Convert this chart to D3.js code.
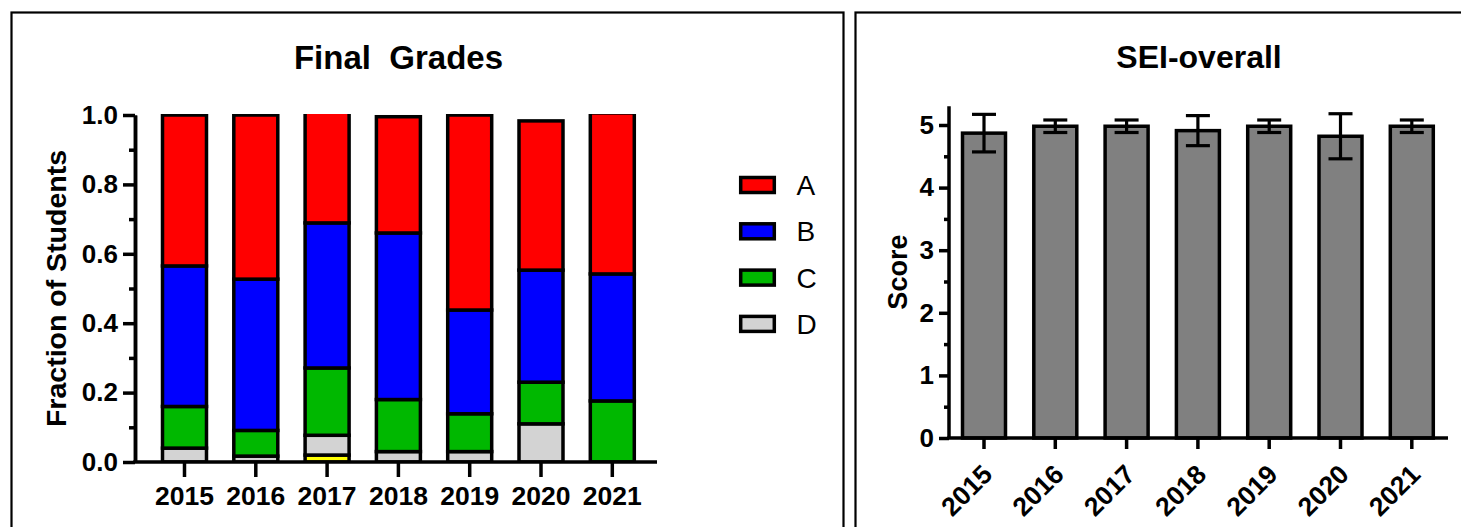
<!DOCTYPE html>
<html>
<head>
<meta charset="utf-8">
<script src="https://cdn.jsdelivr.net/npm/d3@7"></script>
<style>
  html, body { margin: 0; padding: 0; background: #fff; }
  svg { display: block; }
  text { font-family: Arial, "Liberation Sans", Helvetica, sans-serif; }
</style>
</head>
<body>
<svg id="chart" width="1461" height="527"></svg>
<script>
// ---------- DATA ----------
const years = ["2015", "2016", "2017", "2018", "2019", "2020", "2021"];
// stacked fractions, bottom to top
const gradeF = [0, 0, 0.02, 0, 0, 0, 0];
const gradeD = [0.04, 0.017, 0.057, 0.03, 0.03, 0.11, 0];
const gradeC = [0.12, 0.074, 0.194, 0.15, 0.109, 0.12, 0.176];
const gradeB = [0.405, 0.436, 0.418, 0.48, 0.299, 0.323, 0.366];
const gradeA = [0.435, 0.473, 0.32, 0.335, 0.562, 0.43, 0.464];
const leftTicks = [0, 0.2, 0.4, 0.6, 0.8, 1.0];
const leftMinorTicks = [0.1, 0.3, 0.5, 0.7, 0.9];
const legendKeys = ["A", "B", "C", "D"];

const seiMean = [4.87, 4.98, 4.98, 4.91, 4.98, 4.82, 4.98];
const seiSD = [0.3, 0.1, 0.1, 0.24, 0.1, 0.36, 0.1];
const rightTicks = [0, 1, 2, 3, 4, 5];
const rightMinorTicks = [0.5, 1.5, 2.5, 3.5, 4.5];

const colors = { A: "#ff0000", B: "#0000ff", C: "#00b800", D: "#d3d3d3", F: "#ffff00" };

// ---------- SETUP ----------
const svg = d3.select("#chart");
const SW = 3.5; // heavy stroke
const FONT = "Arial, 'Liberation Sans', sans-serif";

// panel frames
svg.append("rect").attr("x", 11.5).attr("y", 12.5).attr("width", 832).attr("height", 560)
  .attr("fill", "none").attr("stroke", "#000").attr("stroke-width", 2.2);
svg.append("rect").attr("x", 855.5).attr("y", 12.5).attr("width", 700).attr("height", 560)
  .attr("fill", "none").attr("stroke", "#000").attr("stroke-width", 2.2);

// ================= LEFT: Final Grades =================
const L = { axisX: 135, axisEnd: 657, y0: 462, y1: 115 };
const xL = d3.scaleBand().domain(years).range([162.5, 634.3]).paddingInner(0.383).paddingOuter(0);
const yL = d3.scaleLinear().domain([0, 1]).range([L.y0, L.y1]);

const rows = years.map((yr, i) => ({ year: yr, F: gradeF[i], D: gradeD[i], C: gradeC[i], B: gradeB[i], A: gradeA[i] }));
const keys = ["F", "D", "C", "B", "A"];
const stack = d3.stack().keys(keys)(rows);

svg.append("defs").append("clipPath").attr("id", "clipL")
  .append("rect").attr("x", 0).attr("y", yL(1) - 1).attr("width", 843).attr("height", L.y0 - yL(1) + 1);

const gBars = svg.append("g").attr("clip-path", "url(#clipL)");
stack.forEach(layer => {
  gBars.selectAll(null).data(layer.filter(d => d[1] - d[0] > 0)).enter().append("rect")
    .attr("x", d => xL(d.data.year))
    .attr("width", xL.bandwidth())
    .attr("y", d => yL(d[1]))
    .attr("height", d => yL(d[0]) - yL(d[1]))
    .attr("fill", colors[layer.key])
    .attr("stroke", "#000").attr("stroke-width", SW);
});

// y axis
const gyL = svg.append("g").attr("transform", `translate(${L.axisX},0)`);
gyL.call(d3.axisLeft(yL).tickValues(leftTicks).tickFormat(d3.format(".1f")).tickSize(12).tickSizeOuter(0).tickPadding(5));
gyL.append("g").call(d3.axisLeft(yL).tickValues(leftMinorTicks).tickFormat("").tickSize(6).tickSizeOuter(0));
gyL.selectAll(".domain").attr("stroke-width", SW);
gyL.selectAll(".tick line").attr("stroke-width", SW);
gyL.selectAll(".tick text").attr("font-size", 26).attr("font-weight", "bold").attr("fill", "#000")
  .attr("font-family", FONT);

// x axis
const gxL = svg.append("g");
gxL.append("line").attr("x1", L.axisX - SW / 2).attr("x2", L.axisEnd).attr("y1", L.y0).attr("y2", L.y0)
  .attr("stroke", "#000").attr("stroke-width", SW);
years.forEach(yr => {
  const cx = xL(yr) + xL.bandwidth() / 2;
  gxL.append("line").attr("x1", cx).attr("x2", cx).attr("y1", L.y0).attr("y2", L.y0 + 15)
    .attr("stroke", "#000").attr("stroke-width", SW);
  gxL.append("text").attr("x", cx).attr("y", 505).attr("text-anchor", "middle")
    .attr("font-size", 26.5).attr("font-weight", "bold").text(yr);
});

// titles
svg.append("text").attr("x", 398.5).attr("y", 69).attr("text-anchor", "middle")
  .attr("font-size", 33).attr("font-weight", "bold").style("white-space", "pre").text("Final  Grades");
svg.append("text").attr("transform", `translate(65.5,${(L.y0 + L.y1) / 2}) rotate(-90)`)
  .attr("text-anchor", "middle").attr("font-size", 28.5).attr("font-weight", "bold").text("Fraction of Students");

// legend
const gLeg = svg.append("g");
legendKeys.forEach((k, i) => {
  const cy = 185 + i * 46.3;
  gLeg.append("rect").attr("x", 740.7).attr("y", cy - 7.5).attr("width", 33.6).attr("height", 15)
    .attr("fill", colors[k]).attr("stroke", "#000").attr("stroke-width", SW);
  gLeg.append("text").attr("x", 796.5).attr("y", cy + 10).attr("font-size", 28).text(k);
});

// ================= RIGHT: SEI-overall =================
const R = { axisX: 949, axisEnd: 1448, y0: 438 };
const xR = d3.scaleBand().domain(years).range([962.5, 1433.3]).paddingInner(0.397).paddingOuter(0);
const yR = d3.scaleLinear().domain([0, 5]).range([R.y0, 125]);
const yRtop = 5.3;

svg.append("g").selectAll("rect").data(years).enter().append("rect")
  .attr("x", d => xR(d)).attr("width", xR.bandwidth())
  .attr("y", (d, i) => yR(seiMean[i])).attr("height", (d, i) => yR(0) - yR(seiMean[i]))
  .attr("fill", "#808080").attr("stroke", "#000").attr("stroke-width", SW);

// error bars
const gErr = svg.append("g").attr("stroke", "#000").attr("stroke-width", 3.2);
years.forEach((yr, i) => {
  const cx = xR(yr) + xR.bandwidth() / 2;
  const hi = yR(seiMean[i] + seiSD[i]), lo = yR(seiMean[i] - seiSD[i]);
  const cw = 12;
  gErr.append("line").attr("x1", cx).attr("x2", cx).attr("y1", hi).attr("y2", lo);
  gErr.append("line").attr("x1", cx - cw).attr("x2", cx + cw).attr("y1", hi).attr("y2", hi);
  gErr.append("line").attr("x1", cx - cw).attr("x2", cx + cw).attr("y1", lo).attr("y2", lo);
});

// y axis
const gyR = svg.append("g").attr("transform", `translate(${R.axisX},0)`);
gyR.append("line").attr("x1", 0).attr("x2", 0).attr("y1", yR(yRtop)).attr("y2", R.y0)
  .attr("stroke", "#000").attr("stroke-width", SW);
gyR.append("g").call(d3.axisLeft(yR).tickValues(rightTicks).tickFormat(d3.format("d")).tickSize(10).tickSizeOuter(0).tickPadding(5));
gyR.append("g").call(d3.axisLeft(yR).tickValues(rightMinorTicks).tickFormat("").tickSize(5).tickSizeOuter(0));
gyR.selectAll(".domain").remove();
gyR.selectAll(".tick line").attr("stroke-width", SW);
gyR.selectAll(".tick text").attr("font-size", 26).attr("font-weight", "bold").attr("fill", "#000")
  .attr("font-family", FONT);

// x axis
const gxR = svg.append("g");
gxR.append("line").attr("x1", R.axisX - SW / 2).attr("x2", R.axisEnd).attr("y1", R.y0).attr("y2", R.y0)
  .attr("stroke", "#000").attr("stroke-width", SW);
years.forEach(yr => {
  const cx = xR(yr) + xR.bandwidth() / 2;
  gxR.append("line").attr("x1", cx).attr("x2", cx).attr("y1", R.y0).attr("y2", R.y0 + 11)
    .attr("stroke", "#000").attr("stroke-width", SW);
  gxR.append("text").attr("transform", `translate(${cx + 10},${R.y0 + 38}) rotate(-45)`)
    .attr("text-anchor", "end").attr("font-size", 26.5).attr("font-weight", "bold").text(yr);
});

svg.append("text").attr("x", 1199).attr("y", 68).attr("text-anchor", "middle")
  .attr("font-size", 32).attr("font-weight", "bold").text("SEI-overall");
svg.append("text").attr("transform", `translate(907,${(R.y0 + yR(yRtop)) / 2}) rotate(-90)`)
  .attr("text-anchor", "middle").attr("font-size", 27).attr("font-weight", "bold").text("Score");
</script>
</body>
</html>
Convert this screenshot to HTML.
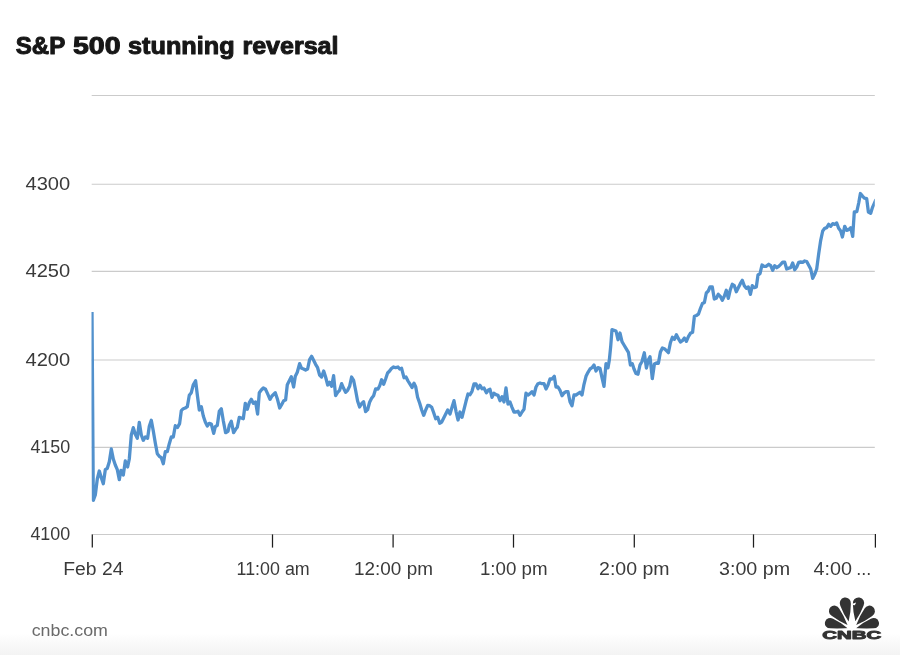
<!DOCTYPE html>
<html lang="en">
<head>
<meta charset="utf-8">
<title>S&amp;P 500 stunning reversal</title>
<style>
html,body{margin:0;padding:0;background:#fff;}
body{width:900px;height:655px;overflow:hidden;font-family:"Liberation Sans",sans-serif;}
svg{display:block;}
text{font-family:"Liberation Sans",sans-serif;}
.ttl{font-weight:bold;font-size:23.5px;fill:#171717;stroke:#171717;stroke-width:1px;stroke-linejoin:round;}
.ax{font-size:18px;fill:#3a3a3a;}
.src{font-size:16.5px;fill:#6a6a6a;}
</style>
</head>
<body>
<svg width="900" height="655" viewBox="0 0 900 655">
<defs>
<linearGradient id="fade" x1="0" y1="0" x2="0" y2="1">
<stop offset="0" stop-color="#ffffff"/>
<stop offset="1" stop-color="#f3f3f3"/>
</linearGradient>
<clipPath id="plot"><rect x="91.5" y="90" width="783.3" height="450"/></clipPath>
<clipPath id="logoclip"><rect x="815" y="590" width="75" height="38.5"/></clipPath>
</defs>
<rect x="0" y="0" width="900" height="655" fill="#fff"/>
<rect x="0" y="633" width="900" height="22" fill="url(#fade)"/>

<!-- title -->
<text class="ttl" y="54.3"><tspan x="15.75" textLength="49.05" lengthAdjust="spacingAndGlyphs">S&amp;P</tspan> <tspan x="72.95" textLength="47.55" lengthAdjust="spacingAndGlyphs">500</tspan> <tspan x="128.05" textLength="106.5" lengthAdjust="spacingAndGlyphs">stunning</tspan> <tspan x="242.45" textLength="96.05" lengthAdjust="spacingAndGlyphs">reversal</tspan></text>

<!-- grid -->
<g stroke="#cbcbcb" stroke-width="1.1" fill="none">
<line x1="91.7" y1="95.5" x2="874.8" y2="95.5"/>
<line x1="91.7" y1="184.3" x2="874.8" y2="184.3"/>
<line x1="91.7" y1="271.4" x2="874.8" y2="271.4"/>
<line x1="91.7" y1="360" x2="874.8" y2="360"/>
<line x1="91.7" y1="447.35" x2="874.8" y2="447.35"/>
<line x1="91.7" y1="534.5" x2="874.8" y2="534.5"/>
</g>
<!-- ticks -->
<g stroke="#1e1e1e" stroke-width="1.25" fill="none">
<line x1="92.3" y1="534.4" x2="92.3" y2="547.6"/>
<line x1="272.5" y1="534.4" x2="272.5" y2="547.6"/>
<line x1="393.1" y1="534.4" x2="393.1" y2="547.6"/>
<line x1="513.5" y1="534.4" x2="513.5" y2="547.6"/>
<line x1="634.3" y1="534.4" x2="634.3" y2="547.6"/>
<line x1="753.5" y1="534.4" x2="753.5" y2="547.6"/>
<line x1="875.4" y1="534" x2="875.4" y2="547.6"/>
</g>

<!-- y labels -->
<g class="ax">
<text x="25.5" y="190.1" textLength="44.7" lengthAdjust="spacingAndGlyphs">4300</text>
<text x="25.5" y="277.3" textLength="44.7" lengthAdjust="spacingAndGlyphs">4250</text>
<text x="25.5" y="365.5" textLength="44.7" lengthAdjust="spacingAndGlyphs">4200</text>
<text x="30.4" y="453.1" textLength="39.8" lengthAdjust="spacingAndGlyphs">4150</text>
<text x="30.4" y="540.4" textLength="39.8" lengthAdjust="spacingAndGlyphs">4100</text>
</g>
<!-- x labels -->
<g class="ax">
<text x="63.3" y="575.1" textLength="60.1" lengthAdjust="spacingAndGlyphs">Feb 24</text>
<text x="236.6" y="575" textLength="73.1" lengthAdjust="spacingAndGlyphs">11:00 am</text>
<text x="354.1" y="575" textLength="78.8" lengthAdjust="spacingAndGlyphs">12:00 pm</text>
<text x="479.9" y="575" textLength="67.6" lengthAdjust="spacingAndGlyphs">1:00 pm</text>
<text x="599.1" y="575" textLength="70.5" lengthAdjust="spacingAndGlyphs">2:00 pm</text>
<text x="719" y="575" textLength="71.1" lengthAdjust="spacingAndGlyphs">3:00 pm</text>
<text y="575"><tspan x="813.5" textLength="38.5" lengthAdjust="spacingAndGlyphs">4:00</tspan> <tspan x="856.2" textLength="15" lengthAdjust="spacingAndGlyphs">...</tspan></text>
</g>

<!-- series -->
<polyline clip-path="url(#plot)" fill="none" stroke="#5291cd" stroke-width="3.3" stroke-linejoin="round" stroke-linecap="butt" points="92,312 93.3,500.3 95.3,495 97.3,479 99.3,471 101.3,477.7 103.3,483.7 105.3,469.7 107.3,468.3 109.3,461.7 111.3,449 113.3,459 115.3,465 117.3,469.7 119.3,479.7 121,470.3 123.3,475 125.3,461 127.6,467 129.3,459 131.3,435 133.3,427.7 135.3,434.3 137.3,438.3 139.3,422.3 141.3,435 143.3,440.3 145.3,437 147.6,438.3 149.3,426.3 151.3,420.3 153.3,431 155.3,443 157.3,453.7 159.3,456.3 161.3,457.7 163.3,463.7 165.3,451.7 167.3,451.7 169.3,443.7 171.3,437 173.3,437 175.3,425.7 177.5,427.4 179.6,423.6 181.3,410.7 183.3,408.7 185.3,408 187.3,406.7 189.3,395.3 191.3,392.7 193.3,384.7 195.6,380.7 197.3,394.7 199.3,410 201.3,406.7 203.3,416 205.3,422 207.3,426 209.3,423.3 211.3,424 213.7,433.3 215.3,426.7 217.3,425.3 219.3,411.3 221.3,408.7 223.3,420.7 225.6,432.7 228,431.3 229.3,425.3 231.3,421.3 233.6,432.7 235.6,429.3 237.3,427.3 239.3,417.3 241.3,418 243.3,418.7 245.3,403.3 247.3,409.3 249.3,402.7 251.3,399.3 253.3,403.3 255.6,402 257.6,414 259.3,392.7 261.3,390 263.3,388 265.6,389.3 268,394.7 270,399.3 272,396 275.3,392.7 277.3,398.7 279.7,408 281.6,404.7 283.7,400.7 285.6,400 287.3,384.7 289.3,380.7 291.3,376.7 293.6,387 295.3,376.3 297.3,372.3 299.6,363.7 301.6,368.3 303.6,369 305.6,370 307.6,369 309.6,359.7 311.6,356.3 313.6,360.3 315.6,364.3 317.6,367.7 319.6,375 321.6,377 323.7,371 325.6,377 327.7,385 329.6,382.3 331.6,386.3 333.6,375.7 335.6,395.7 337.6,392.3 339.6,390.3 341.6,383.7 343.6,388.3 345.6,392.3 347.6,390.3 349.6,386.3 351.6,377 353.6,380.3 355.6,390.3 357.6,401 359.6,407 361.6,403.7 363.6,401.7 365.6,411.7 367.6,409.7 369.6,402.3 371.6,398.3 373.6,395.7 375.6,389 378,389 379.7,385.7 381.6,379.7 383.7,384.3 385.6,379 387.6,373 389.6,371 391.6,368.3 393.6,367 395.6,367.7 398,367 399.7,369 401.6,368.3 404,377.7 406,377 408,381 410,384.2 412,387.5 414,383.3 415.7,386.7 417.6,397.3 419.7,403.3 421.7,410 423.7,415.3 425.7,410 427.7,405.3 429.7,405.7 431.7,407.3 433.7,412.7 435.7,418.7 437.7,417.3 439.7,423.3 441.7,422 443.7,418 445.7,414 447.7,410 450,414 452,407.3 454,400.7 456,411.3 458,420 460,412 462,417.3 464,409.3 466,401.3 468,394 470,394.7 472,391.3 474,384 476,384 478,388.7 480,385.3 482,388.7 484,388 486.4,392.7 488.4,390 490,389.3 492,397.3 494,393.3 496,394.7 498,395.3 500,400.7 502,396.7 504,402 506,388 508,404 510,402 512,407.3 514,412 516,412 518,411.3 520,415.3 522,412 524,409.3 526,393.2 528,395 530,393.7 532,391.7 534,395 536,387 538,383.7 540,383 542,383.7 544,383.7 546,389 548,385 550,379 552,379 554.3,376.3 556,387 558,387 560,390.3 562,395.7 564,393 566,391.7 568,391.7 570,401.7 572,405.7 574,395 576,395 578,393.7 580,392.3 582,395 584,384.3 586,376.3 588,372.3 590,369 592,367.7 594,365 596,371 598,367.7 600,368.3 602,377.7 604,386.3 606,363.7 608,367.7 609.3,360.3 610.7,346.3 612,329.7 614,330.3 616,331 618,339.7 620,333 622,341.7 624,345 626,348.3 628.4,352.3 630.4,365 632.3,363.7 634,369 636,373.5 638,374.2 640,365 642,361.5 644.3,352.8 646.4,368 648.3,360 650,356.7 652.3,378.7 654.4,364 656.4,363 658.4,363.3 660.4,352 662.4,348 664.4,348.7 666.4,350.7 668.4,352.7 670.4,342.7 672.4,337.3 674.4,339.3 676.4,334.7 678.4,338.7 680.4,342 682.4,340.7 684.4,338 686.4,341.3 688.4,336.7 690.4,333.3 692.6,332.2 694.4,316.2 696.4,315.5 698.4,314.2 700.4,308.5 702.4,303.5 704.4,302.5 706.3,293 708.3,291 710,287 712.3,287 714.3,299 716.3,298.3 718.3,294.3 720.3,296.3 722.3,300.3 724.3,296.3 726.3,290.3 728.3,298.3 730.3,289.7 732.3,284.3 734.3,285.7 736.3,291.7 738.3,287.7 740.3,283.7 742.3,280.3 744.3,285.7 746.3,288.3 748.3,287 750.4,294.3 752.3,285.7 754.3,287.7 756.3,287 758,275 760,273.7 762,265 764,266.3 766,266.3 768.7,264.3 770.7,265.7 772.7,270.3 774.7,265.7 776.7,267.7 778.7,266.3 780.7,264.3 782.7,262.2 784.7,262.2 786.7,269 788.7,268.2 790.7,267.7 792.7,263 794.7,269.7 796.7,267 798.7,262.3 800.7,262 802.7,262.3 804.7,261 806.7,261.5 808.7,265.3 810.7,269 812.7,278.3 814.7,274.3 816.7,269 818.7,253.7 820.7,240.3 822.7,231 824.7,228.3 826.7,227.7 828.7,224.3 830.7,226.3 832.7,223.7 834.7,224.3 836.7,223 838.7,228.3 840.7,231 842.4,237 844.7,226.3 846.7,230.3 848.7,229.7 850.7,227.7 852.7,236.3 854.3,212 856.8,211.6 858.7,203 860.4,193.5 862.7,196.4 864.4,198.2 866.7,198.7 868.4,212 870.7,213.3 872.4,207.6 874.4,203.1 876,199.5"/>

<!-- source -->
<text class="src" x="31.7" y="636.2" textLength="76.2" lengthAdjust="spacingAndGlyphs">cnbc.com</text>

<!-- logo -->
<g fill="#333">
<g clip-path="url(#logoclip)">
<path d="M848.60,621.60 Q843.08,613.35 840.33,605.68 A5.6,5.6 0 1 1 850.86,603.80 Q850.93,611.95 848.60,621.60 Z"/>
<path d="M855.40,621.20 Q852.92,611.86 852.86,603.93 A5.7,5.7 0 1 1 863.54,605.76 Q860.85,613.22 855.40,621.20 Z"/>
<path d="M847.50,625.00 Q838.23,620.93 831.65,615.86 A5.5,5.5 0 1 1 839.32,608.64 Q843.98,615.51 847.50,625.00 Z"/>
<path d="M856.20,625.00 Q859.84,615.47 864.60,608.59 A5.5,5.5 0 1 1 872.22,615.88 Q865.56,620.94 856.20,625.00 Z"/>
<path d="M847.60,628.20 Q838.12,629.52 830.32,628.60 A5.3,5.3 0 1 1 833.07,618.84 Q840.20,622.13 847.60,628.20 Z"/>
<path d="M856.10,628.20 Q863.63,622.12 870.86,618.83 A5.3,5.3 0 1 1 873.58,628.60 Q865.69,629.52 856.10,628.20 Z"/>
<path d="M852.3,603.7 L856.2,602.5 L854.8,605.2 L852.6,605 Z" fill="#fff"/>
</g>
<text x="822.3" y="639.3" textLength="58.9" lengthAdjust="spacingAndGlyphs" stroke="#333" stroke-width="0.9" stroke-linejoin="round" style="font-weight:bold;font-size:11.2px;">CNBC</text>
</g>
</svg>
</body>
</html>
= = = =
■ **Objective**:
Only the number is wanted: how many lines of these entries contain the string "Convert"?

■ **Task solution**:
2